Miriam Finkelstein
(University of Konstanz, Germany)
5 November 2025 (Wednesday) at 14:00 CET
Institute of World Literature SAS + online
Join Zoom Meeting:
https://us06web.zoom.us/j/89141147144?pwd=y9zkxUSfZAB6sibbyseaIVaM2IGTZa.1
Meeting ID: 891 4114 7144
Passcode: 325948
A remarkable tendency in recent multilingual Russophone poetry is the ascription of a prominent role to mothers and their languages: Aleksandr Averbukh (Ukraine/Israel/USA), Tanya Skarynkina (Belarus), and Ekaterina Sokolova (Russia), among others, frequently reproduce the oral speech of mothers that is imagined as ‘authentic’ and ‘unadulterated’ by any kind of external authority, particularly male. The introduction of mothers’ languages provides for a multilingual dimension in the texts: in Averbukh’s Svidetel’stvo chetvertogo litsa (2017), the mother’s Russian is consistently interspersed with Yiddish and German words and expressions. In Skarynkina’s YesМамочка (2022), the Russian of the lyrical self alternates with the mother’s Belarusian while Ekaterina Sokolova’s Chudskoe pechen’ie (2015) indicates local pronunciations to emphasize the origins of her mother figures in the Russian North.
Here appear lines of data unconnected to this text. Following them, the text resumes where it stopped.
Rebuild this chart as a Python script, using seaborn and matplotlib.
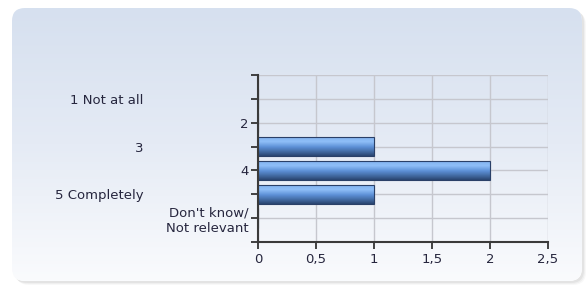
import numpy as np
import pandas as pd
import matplotlib
matplotlib.use("Agg")
import matplotlib.pyplot as plt
import seaborn as sns
from matplotlib.patches import FancyBboxPatch
from matplotlib.colors import LinearSegmentedColormap

# ---- data ----
categories = ["1 Not at all", "2", "3", "4", "5 Completely", "Don't know/\nNot relevant"]
counts = [0, 0, 1, 2, 1, 0]
x_ticks = [0, 0.5, 1, 1.5, 2, 2.5]
x_tick_labels = ["0", "0,5", "1", "1,5", "2", "2,5"]

df = pd.DataFrame({"category": categories, "count": counts})

sns.set_theme(style="white")
plt.rcParams["font.family"] = ["DejaVu Sans"]

W, H = 587, 286
fig = plt.figure(figsize=(W / 100, H / 100), dpi=100)
fig.patch.set_facecolor("white")

# ---- background panel (decorative) ----
bg = fig.add_axes([0, 0, 1, 1], zorder=-10)
bg.set_xlim(0, W)
bg.set_ylim(H, 0)
bg.axis("off")
for off, a in [(4, 0.05), (3, 0.07), (2, 0.10)]:
    sh = FancyBboxPatch((12 + off, 8 + off), 570, 273, boxstyle="round,pad=0,rounding_size=13",
                        facecolor="#808080", edgecolor="none", alpha=a, zorder=0)
    bg.add_patch(sh)
panel = FancyBboxPatch((12, 8), 570, 273, boxstyle="round,pad=0,rounding_size=13",
                       facecolor="white", edgecolor="none", zorder=1)
bg.add_patch(panel)
cmap_bg = LinearSegmentedColormap.from_list("bg", ["#d6e0ef", "#e5ebf5", "#fafbfd"])
grad = np.linspace(0, 1, 256).reshape(-1, 1)
im = bg.imshow(grad, cmap=cmap_bg, extent=[12, 582, 281, 8], aspect="auto",
               origin="upper", zorder=2)
im.set_clip_path(panel)

# ---- main axes ----
ax = fig.add_axes([258 / W, 1 - 242 / H, 290 / W, 167 / H])
ax.set_facecolor("none")

sns.barplot(data=df, x="count", y="category", order=categories, orient="h",
            width=0.82, color="#5f93dc", edgecolor="#2a4068", linewidth=0.8, ax=ax)

ax.set_xlim(0, 2.5)
ax.set_ylim(len(categories), -1)

# gradient fill for bars
cmap_bar = LinearSegmentedColormap.from_list(
    "bar", [(0.0, "#4a78c0"), (0.1, "#86b6f2"), (0.28, "#8fbef7"),
            (0.55, "#5c8fd6"), (0.8, "#41689f"), (1.0, "#2a4570")])
bgrad = np.linspace(0, 1, 64).reshape(-1, 1)
for p in list(ax.patches):
    w = p.get_width()
    if w <= 0:
        continue
    x0, y0, h = p.get_x(), p.get_y(), p.get_height()
    bim = ax.imshow(bgrad, cmap=cmap_bar, extent=[x0, x0 + w, y0 + h, y0],
                    aspect="auto", origin="upper", zorder=2)
    bim.set_clip_path(p)
    p.set_facecolor("none")
    p.set_zorder(3)
ax.set_xlim(0, 2.5)
ax.set_ylim(len(categories), -1)

# ticks
ax.set_xticks(x_ticks)
ax.set_xticklabels(x_tick_labels)
ax.set_yticks(range(len(categories)))
ax.set_yticklabels(categories)
ax.set_yticks([-1, len(categories)], minor=True)
ax.set_xlabel("")
ax.set_ylabel("")

txt_color = "#26263e"
ax.tick_params(axis="both", which="both", direction="out", length=5, width=1.3,
               color="#333333", labelsize=9.5, labelcolor=txt_color,
               left=True, bottom=True)
ax.tick_params(axis="x", pad=3)
for i, t in enumerate(ax.yaxis.get_major_ticks()):
    t.set_pad(77.5 if i % 2 == 0 else 1.5)

ax.grid(True, which="both", color="#c6c7ce", linewidth=1.0)
ax.set_axisbelow(True)
for s in ["top", "right"]:
    ax.spines[s].set_visible(False)
for s in ["left", "bottom"]:
    ax.spines[s].set_color("#3a3a3a")
    ax.spines[s].set_linewidth(1.5)
    ax.spines[s].set_zorder(5)

fig.savefig("out.png", dpi=100)
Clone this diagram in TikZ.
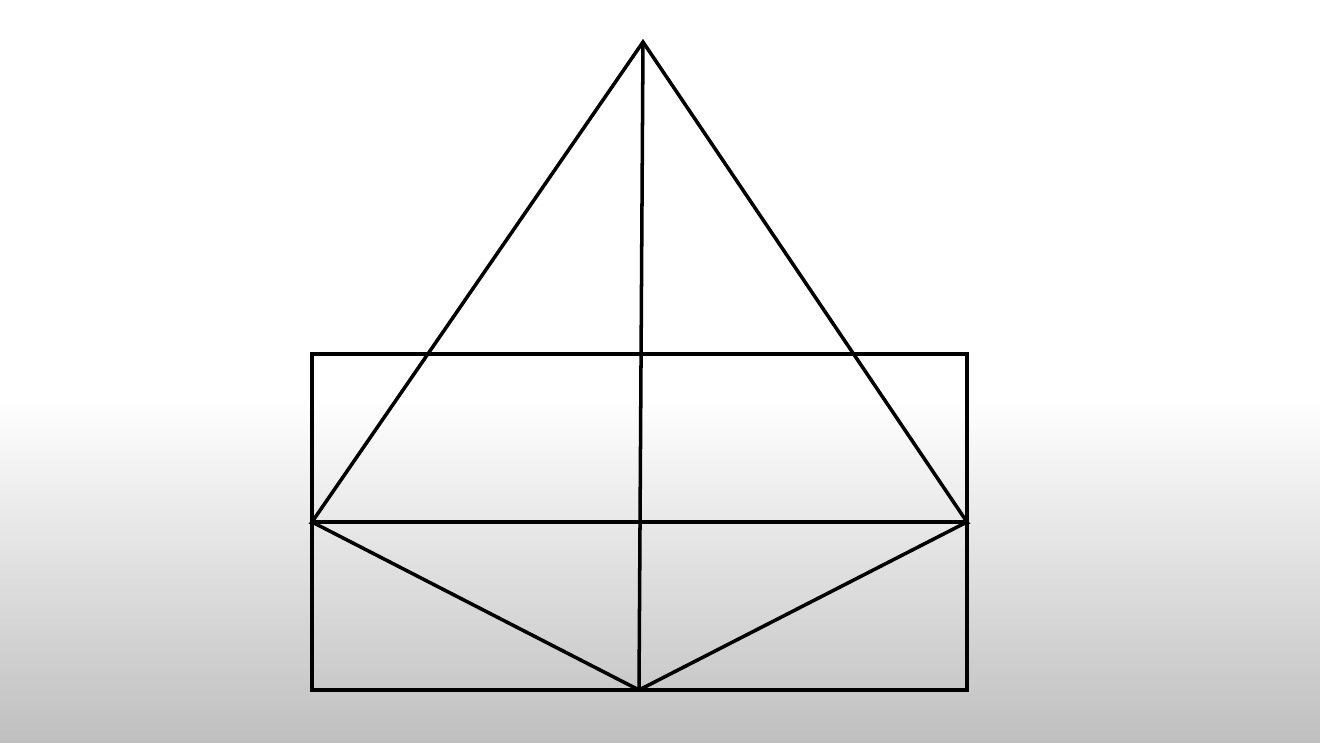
\documentclass[tikz,border=0pt]{standalone}
\begin{document}
\begin{tikzpicture}[x=0.02cm,y=-0.02cm,
  edge/.style={line width=2pt,black,line join=miter}]
\useasboundingbox (0,0) rectangle (1320,743);
\fill[white] (0,0) rectangle (1320,400);
\shade[top color=white,bottom color=black!25] (0,399.5) rectangle (1320,743);
\coordinate (A) at (643,42);
\coordinate (L) at (312,522);
\coordinate (R) at (967,522);
\coordinate (B) at (639,690);
\coordinate (TL) at (312,354);
\coordinate (BR) at (967,690);
\draw[edge] (TL) rectangle (BR);
\draw[edge] (L) -- (A) -- (R) -- cycle;
\draw[edge] (A) -- (B);
\draw[edge] (L) -- (B) -- (R);
\end{tikzpicture}
\end{document}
In my talk, I will argue that here and elsewhere in Russophone poetry, devices of multilingualism serve to mark specific non-Russian national or regional contexts and, as in the case of Averbukh and Skarynkina, to distance the authors and their texts from Russia and Russian literature. Moreover, multilingualism functions as a mnemonic strategy: mother’s languages serve as an archive in which the memories of the twentieth century are stored, memories of dramatic and tragic histories of Russian-Soviet borderlands, of colonial violence, war, genocide, and displacement. On the other hand, however, mothers’ multilingual languages also function as a powerful source of poetic creativity and productivity for their descendants. Ultimately, insofar as multilingual literature questions and undermines nationally conceived linguistic unity and normativity, I suggest thinking of multilingualism as an innovative and efficient means of resistance to national-chauvinistic, illiberal and anti-democratic political tendencies.
The lecture is organized within the framework of the IMPULZ grant Translation and cross-lingual stylistic transfer: Towards a theory of language contact in literature and in collaboration with the East Centre at the University of East Anglia.
Miriam Finkelstein is Professor of Slavic Literatures and Literary Theory at the University of Konstanz, Germany. Her main research areas include global Russophone literatures with a special interest in poetry, translingual and multilingual literatures in and from Eastern Europe, Russian-Jewish literature. Currently, she is completing her second book about memory and history narratives in recent Russian-American and Russian-German fiction.